Londoners are asking their mayoral candidates to expand 20 mph speed limits from neighborhood zones and onto streets citywide. Photo: Stephen Kelly/PA via Guardian.

Across London, 20 mph zones combine a lower speed limit with physical street engineering and camera enforcement to create pockets of safety across the city. According to the British Medical Journal, serious traffic injuries and fatalities have fallen by 46 percent within the zones; 27 fewer Londoners are killed or seriously injured each year because of the zones. Now, street safety advocates are looking to join those neighborhood-sized zones with signage-only 20 mph speed limits on connecting streets.
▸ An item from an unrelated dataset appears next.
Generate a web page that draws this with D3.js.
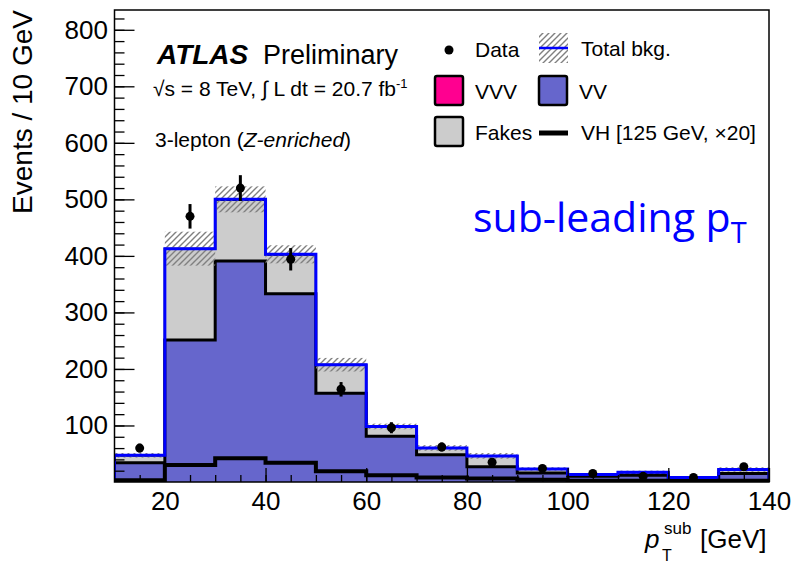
<!DOCTYPE html>
<html>
<head>
<meta charset="utf-8">
<script src="https://cdn.jsdelivr.net/npm/d3@7"></script>
<style>
body { margin: 0; background: #fff; }
text { font-family: 'Liberation Sans', Arial, sans-serif; fill: #000; }
</style>
</head>
<body>
<svg width="794" height="565"></svg>
<script>
// bins of 10 GeV, lower edges
var binLow = [10, 20, 30, 40, 50, 60, 70, 80, 90, 100, 110, 120, 130];
var binWidth = 10;

// stacked backgrounds (events / 10 GeV)
var vv    = [34, 251, 391, 333, 157, 81, 48, 27, 16, 10, 12, 6, 15];
var fakes = [13, 161, 108, 69, 50, 17, 12, 19, 7, 3, 5, 2, 7];
var vvv   = [0.2, 0.8, 1.0, 0.8, 0.5, 0.3, 0.2, 0.2, 0.1, 0.1, 0.1, 0.1, 0.1];
var bkgErr = [4, 30, 23, 16, 12, 5, 5, 5, 3, 2, 3, 2, 4];

// VH signal x20
var vh = [3, 30, 42, 34, 19, 12, 8, 6, 4, 2, 2, 1, 2];

// data
var data    = [60, 470, 520, 394, 164, 96, 62, 35, 24, 15, 10, 8, 27];
var dataErr = [7.7, 21.7, 22.8, 19.8, 12.8, 9.8, 7.9, 5.9, 4.9, 3.9, 3.2, 2.8, 5.2];

var yTicks = [100, 200, 300, 400, 500, 600, 700, 800];
var xTicks = [20, 40, 60, 80, 100, 120, 140];

var svg = d3.select('svg');

var plot = {l: 114.5, r: 769, t: 10, b: 482};

var x = d3.scaleLinear().domain([10, 140]).range([plot.l, plot.r]);
var y = d3.scaleLinear().domain([0, 835]).range([plot.b, plot.t]);

// hatch pattern for the uncertainty band
var defs = svg.append('defs');
defs.append('pattern')
	.attr('id', 'hatch')
	.attr('patternUnits', 'userSpaceOnUse')
	.attr('width', 6)
	.attr('height', 6)
	.append('path')
	.attr('d', 'M-1,1 l2,-2 M0,6 l6,-6 M5,7 l2,-2')
	.attr('stroke', '#808080')
	.attr('stroke-width', 1.4);

defs.append('clipPath').attr('id', 'clip')
	.append('rect')
	.attr('x', plot.l).attr('y', plot.t)
	.attr('width', plot.r - plot.l).attr('height', plot.b - plot.t);

var rows = binLow.map(function(d, i) {
	return {low: d, vv: vv[i], fakes: fakes[i], vvv: vvv[i]};
});
var stack = d3.stack().keys(['vv', 'fakes', 'vvv']);
var layers = stack(rows);
var colors = {vv: '#6666cc', fakes: '#cccccc', vvv: '#ff0090'};

var g = svg.append('g').attr('clip-path', 'url(#clip)');

// step points for a histogram, closed to zero at both ends
function stepTop(vals) {
	var pts = [[binLow[0], 0]];
	vals.forEach(function(v, i) {
		pts.push([binLow[i], v]);
		pts.push([binLow[i] + binWidth, v]);
	});
	pts.push([binLow[binLow.length - 1] + binWidth, 0]);
	return pts;
}

var area = d3.area()
	.x(function(d) { return x(d[0]); })
	.y0(function(d) { return y(d[1]); })
	.y1(function(d) { return y(d[2]); });

var line = d3.line()
	.x(function(d) { return x(d[0]); })
	.y(function(d) { return y(d[1]); });

layers.forEach(function(layer) {
	var pts = [];
	layer.forEach(function(s, i) {
		pts.push([binLow[i], s[0], s[1]]);
		pts.push([binLow[i] + binWidth, s[0], s[1]]);
	});
	g.append('path')
		.attr('d', area(pts))
		.attr('fill', colors[layer.key]);
});

layers.forEach(function(layer) {
	g.append('path')
		.attr('d', line(stepTop(layer.map(function(s) { return s[1]; }))))
		.attr('fill', 'none')
		.attr('stroke', '#000')
		.attr('stroke-width', layer.key == 'vv' ? 3 : 2);
});

var total = layers[layers.length - 1].map(function(s) { return s[1]; });

// uncertainty band
g.selectAll('rect.band')
	.data(total)
	.enter()
	.append('rect')
	.attr('class', 'band')
	.attr('x', function(d, i) { return x(binLow[i]); })
	.attr('width', function(d, i) { return x(binLow[i] + binWidth) - x(binLow[i]); })
	.attr('y', function(d, i) { return y(d + bkgErr[i]); })
	.attr('height', function(d, i) { return y(d - bkgErr[i]) - y(d + bkgErr[i]); })
	.attr('fill', 'url(#hatch)');

// total background outline
g.append('path')
	.attr('d', line(stepTop(total)))
	.attr('fill', 'none')
	.attr('stroke', '#0000ff')
	.attr('stroke-width', 3);

// VH x20
g.append('path')
	.attr('d', line(stepTop(vh)))
	.attr('fill', 'none')
	.attr('stroke', '#000')
	.attr('stroke-width', 4);

// data points
var pts = svg.append('g');
pts.selectAll('line')
	.data(data)
	.enter()
	.append('line')
	.attr('x1', function(d, i) { return x(binLow[i] + binWidth / 2); })
	.attr('x2', function(d, i) { return x(binLow[i] + binWidth / 2); })
	.attr('y1', function(d, i) { return y(d - dataErr[i]); })
	.attr('y2', function(d, i) { return y(d + dataErr[i]); })
	.attr('stroke', '#000')
	.attr('stroke-width', 3);
pts.selectAll('circle')
	.data(data)
	.enter()
	.append('circle')
	.attr('cx', function(d, i) { return x(binLow[i] + binWidth / 2); })
	.attr('cy', function(d) { return y(d); })
	.attr('r', 4.5)
	.attr('fill', '#000');

// axes, ticks pointing inward
var yMinor = d3.range(20, 835, 20);
var xMinor = d3.range(15, 140, 5);

svg.append('g')
	.attr('transform', 'translate(' + plot.l + ',0)')
	.call(d3.axisLeft(y).tickValues(yMinor).tickSize(-10).tickFormat(''));
var yAxis = svg.append('g')
	.attr('transform', 'translate(' + plot.l + ',0)')
	.call(d3.axisLeft(y).tickValues(yTicks).tickSize(-20).tickPadding(6.5));

svg.append('g')
	.attr('transform', 'translate(0,' + plot.b + ')')
	.call(d3.axisBottom(x).tickValues(xMinor).tickSize(-7).tickFormat(''));
var xAxis = svg.append('g')
	.attr('transform', 'translate(0,' + plot.b + ')')
	.call(d3.axisBottom(x).tickValues(xTicks).tickSize(-14).tickPadding(9.5));

svg.selectAll('.domain').remove();
svg.selectAll('.tick line').attr('stroke', '#000').attr('stroke-width', 1.3);
yAxis.selectAll('text').style('font-size', '26px').attr('fill', '#000');
xAxis.selectAll('text').style('font-size', '26px').attr('fill', '#000');

// frame
svg.append('rect')
	.attr('x', plot.l).attr('y', plot.t)
	.attr('width', plot.r - plot.l).attr('height', plot.b - plot.t)
	.attr('fill', 'none')
	.attr('stroke', '#000')
	.attr('stroke-width', 1.5);

// axis titles
svg.append('text')
	.attr('transform', 'translate(32,10) rotate(-90)')
	.attr('text-anchor', 'end')
	.style('font-size', '28px')
	.text('Events / 10 GeV');

var xt = svg.append('g');
xt.append('text').attr('x', 645).attr('y', 548).style('font-size', '26px').style('font-style', 'italic').text('p');
xt.append('text').attr('x', 664).attr('y', 534).style('font-size', '17px').text('sub');
xt.append('text').attr('x', 662).attr('y', 561).style('font-size', '16px').text('T');
xt.append('text').attr('x', 700).attr('y', 548).style('font-size', '26px').text('[GeV]');

// labels
svg.append('text').attr('x', 157).attr('y', 64)
	.style('font-size', '28px').style('font-weight', 'bold').style('font-style', 'italic')
	.text('ATLAS');
svg.append('text').attr('x', 263).attr('y', 64)
	.style('font-size', '27px')
	.text('Preliminary');

var lumi = svg.append('text').attr('x', 153).attr('y', 96).style('font-size', '21px');
lumi.append('tspan').text('\u221As = 8 TeV, \u222B L dt = 20.7 fb');
lumi.append('tspan').attr('dy', -8).style('font-size', '13px').text('-1');

var sel = svg.append('text').attr('x', 155).attr('y', 147).style('font-size', '21px');
sel.append('tspan').text('3-lepton (');
sel.append('tspan').style('font-style', 'italic').text('Z-enriched');
sel.append('tspan').text(')');

var sub = svg.append('text').attr('x', 473).attr('y', 232)
	.style('font-family', "'Open Sans', sans-serif").style('font-size', '41px').style('fill', '#0000ff');
sub.append('tspan').text('sub-leading p');
sub.append('tspan').attr('dy', 11).style('font-size', '29px').style('fill', '#0000ff').text('T');

// legend
var leg = svg.append('g');
leg.append('circle').attr('cx', 449).attr('cy', 50).attr('r', 4.5).attr('fill', '#000');
leg.append('text').attr('x', 475).attr('y', 57).style('font-size', '21px').text('Data');

leg.append('rect').attr('x', 539).attr('y', 33).attr('width', 29).attr('height', 30).attr('fill', 'url(#hatch)');
leg.append('line').attr('x1', 539).attr('x2', 568).attr('y1', 48).attr('y2', 48)
	.attr('stroke', '#0000ff').attr('stroke-width', 2.5);
leg.append('text').attr('x', 581).attr('y', 56).style('font-size', '21px').text('Total bkg.');

var boxes = [
	{x: 435, y: 76, key: 'vvv', label: 'VVV'},
	{x: 539, y: 76, key: 'vv', label: 'VV'},
	{x: 435, y: 117, key: 'fakes', label: 'Fakes'}
];
boxes.forEach(function(b) {
	leg.append('rect')
		.attr('x', b.x).attr('y', b.y).attr('width', 28).attr('height', 29).attr('rx', 2)
		.attr('fill', colors[b.key]).attr('stroke', '#000').attr('stroke-width', 2.5);
	leg.append('text').attr('x', b.x + 40).attr('y', b.y + 23).style('font-size', '21px').text(b.label);
});

leg.append('line').attr('x1', 539).attr('x2', 568).attr('y1', 133).attr('y2', 133)
	.attr('stroke', '#000').attr('stroke-width', 5);
leg.append('text').attr('x', 581).attr('y', 140).style('font-size', '21px').text('VH [125 GeV, \u00D720]');
</script>
</body>
</html>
While the physically calmed zones can be installed by neighborhood-level officials, the new push requires mayoral support. With London holding an election for mayor in May, 2012, street safety activists are hoping to make lower speeds limits a campaign issue. A coalition of public health, environmental, and transportation advocates have launched a letter-writing campaign to each of the mayoral candidates, asking them to commit to instituting a 20 mph speed limit. Though the major-party candidates have not yet signed on, Green Party candidate Jenny Jones, whose party won about three percent of the vote in 2008, has promised to institute 20 mph speed limits if elected.

Here in New York City, our next mayoral elections will take place a year after London’s. The race is already well underway, though. With a crowded field for the Democratic primary, candidates are jostling for support wherever they can find it. So what’s one thing would you ask the New York City mayoral candidates to commit to?